Five years of precipitation and property impact data will be utilized to document the change in the hydrologic response of the Schultz fire scar from 2010 to 2014. The Schultz fire burned approximately 61 km2 of forested land on the east slopes of the San Francisco Peaks north of Flagstaff, Arizona from 20-30 June 2010. Flood waters flowing off the fire scar have caused significant impacts and damage to homes and property in the residential areas downstream of the fire over the past several years. A network of rain gauges was installed in and around the Schultz fire scar, and data collected over the past five convective seasons (July September) have been available to forecasters at the Flagstaff National Weather Service forecast office in near-real-time to support warning operations. Observed rainfall from this gauge network, as well as reports of flooding in residential neighborhoods gathered from multiple sources, have been analyzed to associate observed rainfall amounts with the hydrologic response.
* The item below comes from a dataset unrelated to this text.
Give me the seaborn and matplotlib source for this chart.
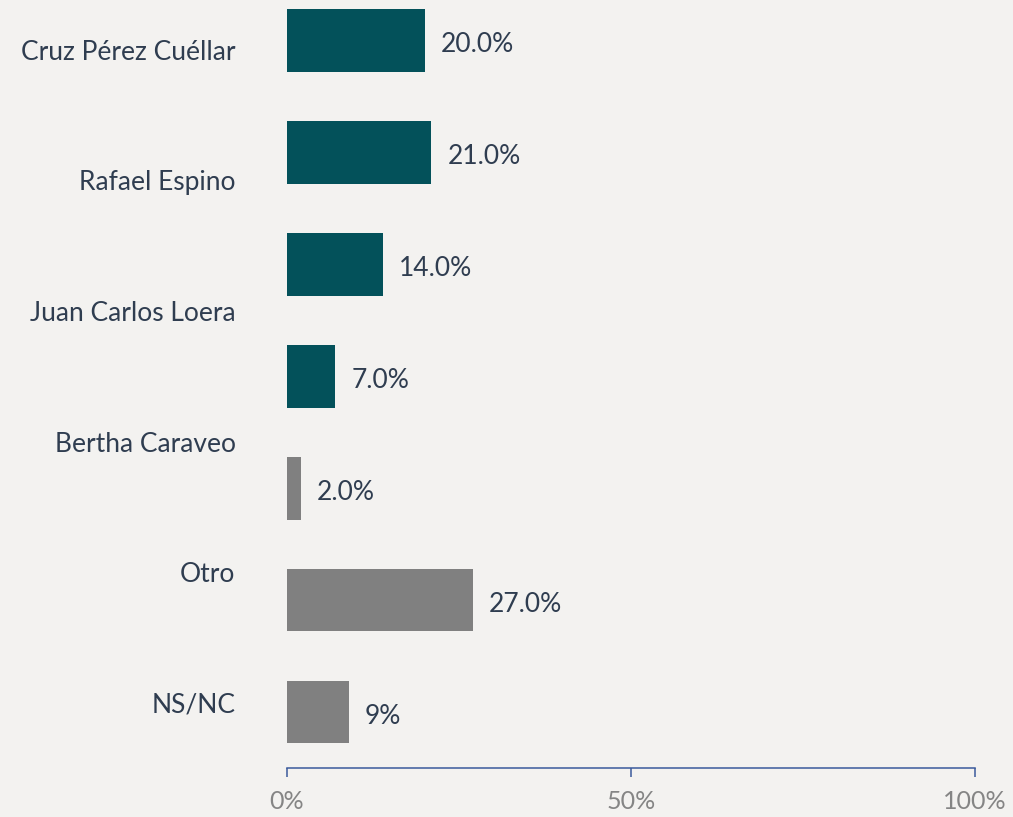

The hydrologic response of the Schultz fire scar has evolved considerably with time. Given the rapidly changing impact potential, providing useful decision support to people affected by flooding from the Schultz fire scar has been a challenge for forecasters. The first heavy rain events over the Schultz scar in 2010 produced destructive flooding, with numerous homes and roads damaged by debris flows. Progressively less damage occurred in 2011 and 2012. In 2012, flood mitigation efforts (levees and channels for carrying water through downstream neighborhoods) commenced. In 2013, one of the wettest convective seasons on record impacted northern Arizona. More than 50 cm of rain fell over portions of the Schultz fire scar. Very heavy rainfall events occurred both over and around the Schultz scar in 2013, providing a good base to compare burn and non-burn responses, and those parts of the impact area which saw some flood mitigation. Notable events from the in-progress 2014 convective season will also be included.

The evolution of the flood response on the Schultz fire scar will be detailed in this presentation. In direct relation to the meeting theme, evolution of decision support services will also be addressed, including the challenges in providing forecast support for an area undergoing rapid changes in impacts.